Gartner forecasts align with the base case scenario for 2027 normalisation. Access research via gartner.com/en/research under Supply Chain and Semiconductors topics. Key research includes Predicts 2026: Semiconductor Supply Chain and quarterly Market Trends notes. Gartner clients access full reports; non-clients are limited to webinar summaries.
Will Server DRAM or Consumer DRAM Recover First?
Server DRAM prices will decline first in Q3 2026 but consumer PC memory will normalise faster in Q4 2026 due to lower priority and thinner margins. The server segment experiences a steeper initial surge (over 60%) but earlier relief as hyperscaler demand moderates. The consumer market sees a smaller surge (45-50%) but benefits from faster manufacturer reallocation once server demand eases.
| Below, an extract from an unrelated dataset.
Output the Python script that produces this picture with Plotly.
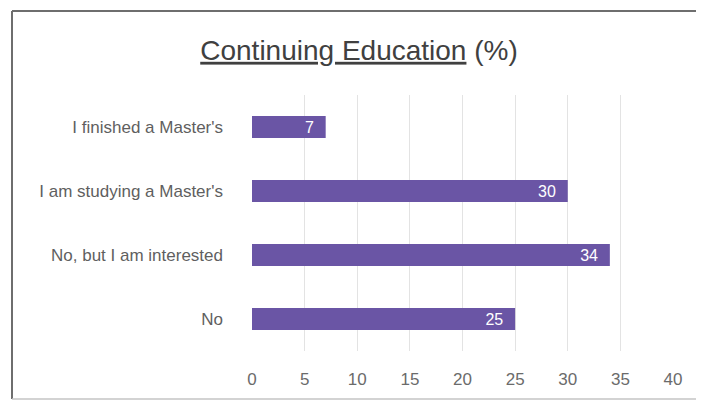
import plotly.graph_objects as go

categories = ["I finished a Master's", "I am studying a Master's", "No, but I am interested", "No"]
values = [7, 30, 34, 25]
x_ticks = [0, 5, 10, 15, 20, 25, 30, 35, 40]

OFF = 8  # page body margin
W, H = 704 - OFF, 401 - OFF
# plot area in page coordinates: x 252..673, y 95..351
L = 252 - OFF
R = W - (673 - OFF)
T = 95 - OFF
B = H - (351 - OFF)
pw, ph = W - L - R, H - T - B

def px(x):
    return (x - OFF - L) / pw

def py(y):
    return (H - B - (y - OFF)) / ph

fig = go.Figure(go.Bar(
    y=categories, x=values, orientation="h",
    marker=dict(color="#6a55a5", line=dict(width=0)),
    text=[f"{v}\u00a0\u00a0" for v in values],
    textposition="inside", insidetextanchor="end",
    textangle=0, constraintext="none",
    textfont=dict(color="white", size=16, family="Liberation Sans, Arial"),
    cliponaxis=False,
))

fig.update_layout(
    width=W, height=H,
    margin=dict(l=L, r=R, t=T, b=B),
    paper_bgcolor="white", plot_bgcolor="white",
    bargap=0.656,
    showlegend=False,
    font=dict(family="Liberation Sans, Arial", color="#595959"),
    title=dict(
        text="<u>Continuing Education</u> (%)",
        x=(359 - OFF) / W, xref="container", xanchor="center",
        y=1 - (50 - OFF) / H, yref="container", yanchor="middle",
        font=dict(size=28, color="#404040", family="Liberation Sans, Arial"),
    ),
    xaxis=dict(
        range=[0, 40], tickvals=x_ticks, showgrid=True, gridcolor="#e3e3e3", gridwidth=1,
        zeroline=False, showline=False, ticks="", ticklabelstandoff=16,
        tickfont=dict(size=17, color="#6b6b6b"),
    ),
    yaxis=dict(
        categoryorder="array", categoryarray=categories[::-1],
        showgrid=False, zeroline=False, showline=False, ticks="",
        ticklabelstandoff=28,
        tickfont=dict(size=17, color="#5f5f5f"),
    ),
    shapes=[
        dict(type="line", xref="paper", yref="paper", x0=px(12), x1=px(12), y0=py(11), y1=py(399),
             line=dict(color="#6e6e6e", width=2)),
        dict(type="line", xref="paper", yref="paper", x0=px(12), x1=px(704), y0=py(11), y1=py(11),
             line=dict(color="#6e6e6e", width=2)),
        dict(type="line", xref="paper", yref="paper", x0=px(12), x1=px(704), y0=py(399), y1=py(399),
             line=dict(color="#c4c4c4", width=1.5)),
    ],
)

fig.write_html("out.html")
Should I Stockpile Memory Components Before Q1 2026 Price Surge?
Stockpiling is justifiable if you have Q4 2025 pricing available, 12-18 month demand certainty, storage capacity, and capital budget. The breakeven analysis is upfront cost plus storage versus 55-60% Q1 surge exposure. Risks include component obsolescence as DDR5 specs change, warranty periods, and opportunity cost of capital. Best for high-volume users with $200K+ annual memory spend and predictable needs.
How Bad Is the DRAM Shortage Going to Get in 2026?
Q1 2026 represents peak severity with 55-60% QoQ contract price increases and potential allocation limits from distributors. Server DRAM may see temporary unavailability for spot buyers as manufacturers prioritise contract customers. Worst-case scenario: extended allocation through Q2 2026 before Q3 relief begins. SMB companies are most vulnerable as hyperscalers lock supply.
Can You Explain Why Memory Prices Keep Going Up?
Prices increase due to supply-demand imbalance where AI server buildout drives memory consumption faster than production capacity expands. Compounding factors include HBM prioritisation reducing commodity DDR5 output, fab utilisation limits preventing volume increases, new capacity delayed to 2030, and server memory prioritised over consumer. Unlike demand-driven cycles, supply constraints mean prices won’t ease until production physically increases or AI demand moderates.
TrendForce vs IDC vs Gartner – Which Forecast Should I Trust?
Use TrendForce for quarterly DRAM price specifics like the 55-60% Q1 2026 increase. Use IDC for device market context covering smartphone and PC demand impact. Use Gartner for enterprise IT planning guidance. TrendForce is most accurate for memory pricing trends given their Taiwan-based, memory-focused position. Reconcile forecasts by treating consensus as high confidence and outliers as scenario planning bounds. All three align on 2027 normalisation, which validates the base case.
What Percentage Production Increase Is Needed for Recovery?
Counterpoint forecasts that 20%+ production volume increases in 2026 are required to begin price relief, sustained through 2027 for normalisation. Historical recovery cycles show 15-20% annual production growth drives price stabilisation. The current shortage requires HBM-to-DDR5 reallocation (5-8% effective increase), efficiency gains (3-5%), utilisation optimisation (2-4%), and new capacity in 2030+ (15%+). The 2026-2027 relief is achievable through the first three mechanisms.
Where to Find Micron Fab Expansion Timeline Updates?
Micron investor relations at investors.micron.com publishes quarterly earnings with fab construction updates. Key documents include Capital Expenditure Guidance in earnings releases and annual Technology & Product roadmap presentations. CHIPS Act funding announcements via commerce.gov/chips provide policy context. Micron’s New York megafab timeline updates are typically disclosed in Q4 (November) earnings calls.
How Long Will the Memory Shortage Last?
Base case (60% probability): 18-24 months from Q1 2026 peak to Q1-Q2 2027 normalisation. Best case (20%): 12-15 months to Q4 2026. Worst case (20%): 24-30 months to late 2027-early 2028. Duration depends on AI demand trajectory (unknown) and production efficiency gains (moderately certain). Historical comparison shows the 2016-2017 shortage lasted 16 months and 2020-2021 lasted 14 months. The current cycle forecast is longer due to structural HBM competition.